Ketua program studi (Kaprodi) Ekonomi Pembangunan Universitas Bojonegoro (Unigoro), M. Syaiful Anam, SE., MM., meminta pemerintah daerah setempat untuk meningkatkan edukasi terkait pemahaman masyarakat soal rencana kenaikan Pajak Pertambahan Nilai menjadi 12 persen pada 1 Januari 2025.
Anam, di Bojonegoro, Jawa Timur, Selasa mengatakan bahwa perlu dipahami bahwa pajak tersebut nantinya akan dipergunakan untuk kepentingan masyarakat seperti pembiayaan jaminan sosial, pembangunan infrastruktur dan lainnya.
"Jika masyarakat paham ada efek baik yang bisa dirasakan, saya yakin tidak akan ada gejolak," kata Anam.
Anam menambahkan, dengan memberikan pemahaman kepada masyarakat terkait kenaikan PPN, dan bukan hanya berbicara soal kepentingan pemerintah saja, hal tersebut menjadi salah satu langkah mitigasi yang bisa dilakukan.

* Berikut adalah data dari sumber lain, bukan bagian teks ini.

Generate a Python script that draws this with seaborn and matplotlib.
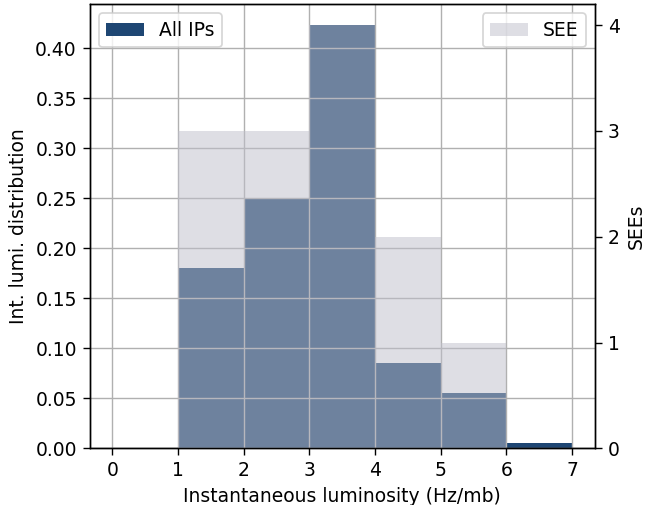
import matplotlib
matplotlib.use("Agg")
import matplotlib.pyplot as plt
import seaborn as sns
import numpy as np

# Instantaneous luminosity bins (Hz/mb)
bin_edges = [0, 1, 2, 3, 4, 5, 6, 7]
# Fraction of integrated luminosity per bin, all IPs combined
lumi_fraction = [0.0, 0.18, 0.25, 0.423, 0.085, 0.055, 0.005]
# Single-event-effect counts per bin
see_counts = [0, 3, 3, 4, 2, 1, 0]

bin_centers = [(a + b) / 2 for a, b in zip(bin_edges[:-1], bin_edges[1:])]

plt.rcParams["font.family"] = ["DejaVu Sans"]
plt.rcParams["font.size"] = 10.8
plt.rcParams["xtick.major.size"] = 3.8
plt.rcParams["ytick.major.size"] = 3.8

fig = plt.figure(figsize=(646 / 125, 505 / 125), dpi=125)
ax = fig.add_axes([89.5 / 646, 1 - 448.3 / 505, (595 - 89.5) / 646, (448.3 - 4) / 505])

sns.histplot(x=bin_centers, weights=lumi_fraction, bins=bin_edges, ax=ax,
             color="#1e4673", alpha=1.0, linewidth=0, label="All IPs")
ax.set_xlabel("Instantaneous luminosity (Hz/mb)")
ax.set_ylabel("Int. lumi. distribution")
ax.set_xticks(range(0, 8))
ax.yaxis.set_major_formatter(matplotlib.ticker.FormatStrFormatter("%.2f"))
ax.set_yticks(np.arange(0, 0.41, 0.05))
ax.grid(True, color="#b0b0b0", linewidth=0.8)
ax.legend(loc="upper left")

ax2 = ax.twinx()
sns.histplot(x=bin_centers, weights=see_counts, bins=bin_edges, ax=ax2,
             color="#bebeca", alpha=0.5, linewidth=0, label="SEE")
ax2.set_ylabel("SEEs")
ax2.set_yticks(range(0, 5))
ax2.legend(loc="upper right")

fig.savefig("out.png", dpi=125)
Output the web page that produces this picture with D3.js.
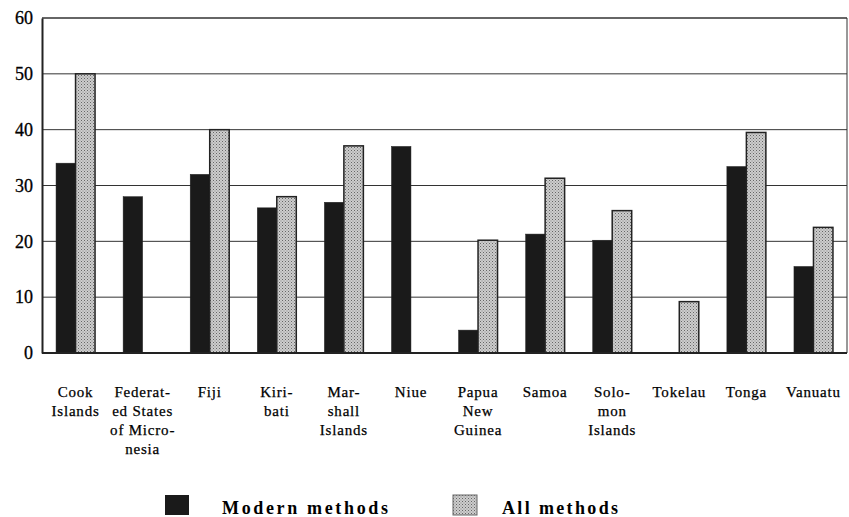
<!DOCTYPE html>
<html>
<head>
<meta charset="utf-8">
<script src="https://cdn.jsdelivr.net/npm/d3@7"></script>
<style>
  body { margin: 0; background: #fff; }
  text { font-family: "Liberation Serif", "DejaVu Serif", serif; fill: #000; }
</style>
</head>
<body>
<div id="chart"></div>
<script>
const width = 849;
const height = 517;

// categories (label lines as printed)
const countries = [
  ["Cook", "Islands"],
  ["Federat-", "ed States", "of Micro-", "nesia"],
  ["Fiji"],
  ["Kiri-", "bati"],
  ["Mar-", "shall", "Islands"],
  ["Niue"],
  ["Papua", "New", "Guinea"],
  ["Samoa"],
  ["Solo-", "mon", "Islands"],
  ["Tokelau"],
  ["Tonga"],
  ["Vanuatu"]
];
// percentage using contraception (null = not reported)
const modern = [34, 28, 32, 26, 27, 37, 4.1, 21.3, 20.2, null, 33.4, 15.5];
const all = [50, null, 40, 28, 37.1, null, 20.2, 31.3, 25.5, 9.2, 39.5, 22.5];
const yTicks = [0, 10, 20, 30, 40, 50, 60];
const seriesNames = ["Modern methods", "All methods"];

const margin = {top: 18, right: 2, bottom: 164, left: 42};
const innerW = width - margin.left - margin.right;
const innerH = height - margin.top - margin.bottom;

const svg = d3.select("#chart")
  .append("svg")
  .attr("width", width)
  .attr("height", height);

// fills
const defs = svg.append("defs");
const pat = defs.append("pattern")
  .attr("id", "dots")
  .attr("width", 3)
  .attr("height", 3)
  .attr("patternUnits", "userSpaceOnUse");
pat.append("rect").attr("width", 3).attr("height", 3).attr("fill", "#cdcdcd");
pat.append("rect").attr("x", 0).attr("y", 0).attr("width", 1).attr("height", 1).attr("fill", "#666");
pat.append("rect").attr("x", 1.5).attr("y", 1.5).attr("width", 1).attr("height", 1).attr("fill", "#888");

const g = svg.append("g")
  .attr("transform", `translate(${margin.left},${margin.top})`);

const x = d3.scaleBand()
  .domain(d3.range(countries.length))
  .range([0, innerW]);

const xs = d3.scaleBand()
  .domain([0, 1])
  .range([x.bandwidth() / 2 - 19.5, x.bandwidth() / 2 + 19.5]);

const y = d3.scaleLinear()
  .domain([0, 60])
  .range([innerH, 0]);

// gridlines
g.selectAll(".grid")
  .data(yTicks.slice(1))
  .enter()
  .append("line")
  .attr("x1", 0)
  .attr("x2", innerW)
  .attr("y1", d => y(d))
  .attr("y2", d => y(d))
  .attr("stroke", "#333")
  .attr("stroke-width", d => d === 60 ? 1.5 : 1);

// right border
g.append("line")
  .attr("x1", innerW).attr("x2", innerW)
  .attr("y1", 0).attr("y2", innerH)
  .attr("stroke", "#333");

// bars
const rows = [];
countries.forEach((c, i) => {
  if (modern[i] != null) rows.push({i, s: 0, v: modern[i]});
  if (all[i] != null) rows.push({i, s: 1, v: all[i]});
});

g.selectAll(".bar")
  .data(rows)
  .enter()
  .append("rect")
  .attr("x", d => x(d.i) + xs(d.s))
  .attr("y", d => y(d.v))
  .attr("width", xs.bandwidth())
  .attr("height", d => innerH - y(d.v))
  .attr("fill", d => d.s === 0 ? "#1a1a1a" : "url(#dots)")
  .attr("stroke", "#222")
  .attr("stroke-width", d => d.s === 0 ? 0.5 : 1.5);

// y axis
const yAxis = d3.axisLeft(y)
  .tickValues(yTicks)
  .tickSize(0)
  .tickPadding(9);
g.append("g")
  .call(yAxis)
  .call(a => a.select(".domain").attr("stroke", "#222").attr("stroke-width", 2))
  .selectAll("text")
  .attr("font-size", 18)
  .attr("font-family", "Liberation Serif, serif")
  .attr("fill", "#000")
  .attr("stroke", "#000")
  .attr("stroke-width", 0.3);

// baseline
g.append("line")
  .attr("x1", 0).attr("x2", innerW)
  .attr("y1", innerH).attr("y2", innerH)
  .attr("stroke", "#222")
  .attr("stroke-width", 2);

// category labels
const labels = g.selectAll(".xlab")
  .data(countries)
  .enter()
  .append("text")
  .attr("text-anchor", "middle")
  .attr("font-size", 15)
  .attr("letter-spacing", 0.8)
  .attr("stroke", "#000")
  .attr("stroke-width", 0.25)
  .attr("transform", (d, i) => `translate(${x(i) + x.bandwidth() / 2},${innerH + 44})`);
labels.selectAll("tspan")
  .data(d => d)
  .enter()
  .append("tspan")
  .attr("x", 0)
  .attr("dy", (d, j) => j === 0 ? 0 : 19)
  .text(d => d);

// legend
const legend = svg.append("g").attr("transform", "translate(0,495)");
const legX = [165, 453];
const legW = [166, 116];
seriesNames.forEach((name, k) => {
  legend.append("rect")
    .attr("x", legX[k])
    .attr("y", 0)
    .attr("width", 24)
    .attr("height", 20)
    .attr("fill", k === 0 ? "#1a1a1a" : "url(#dots)")
    .attr("stroke", k === 0 ? "none" : "#666");
  legend.append("text")
    .attr("x", legX[k] + 57 - k * 8)
    .attr("y", 19)
    .attr("font-size", 18)
    .attr("font-weight", "bold")
    .attr("textLength", legW[k])
    .attr("lengthAdjust", "spacing")
    .text(name);
});
</script>
</body>
</html>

"Pemerintah daerah harus memiliki mitigasi ekonomi terhadap naiknya PPN. Akademisi wajib mengingatkan pemerintah bagaimana efek yang muncul nantinya, terlebih jika kebijakan tersebut dilakukan saat perekonomian belum stabil," kata Anam.
Anam menyampaikan, pemerintah yang akan menerapkan kenaikan PPN dari 11 persen menjadi 12 persen per 1 Januari 2025 tersebut, memang berpotensi memunculkan pro dan kontra di tengah masyarakat.
"Sehingga pemerintah daerah harus menyiapkan mitigasi agar aktivitas perekonomian warga tetap berjalan baik," terangnya.
Menurut dia, ada dua alasan PPN naik menjadi 12 persen, pertama, pemerintah saat ini, memiliki program prioritas yang menguras Anggaran Pendapatan dan Belanja Negara (APBN), sehingga dibutuhkan penerimaan negara lebih banyak.
Kemudian, alasan kedua, pada 2025 ada utang luar negeri yang jatuh tempo dan harus dibayar.
"Jika dilihat dari efek yang akan muncul, justru masyarakat kelas menengah yang kena imbasnya," lanjut Anam.
Menurutnya, masyarakat kelas menengah juga masuk dalam kategori rentang, dikarenakan dengan kenaikan PPN tersebut akan menyebabkan daya beli yang menurun, namun tidak diimbangi dengan naiknya pendapatan.
Ia menilai, kelompok masyarakat kelas menengah tidak memiliki banyak instrumen perlindungan sosial. Perlindungan sosial banyak diberikan pada masyarakat kelas bawah.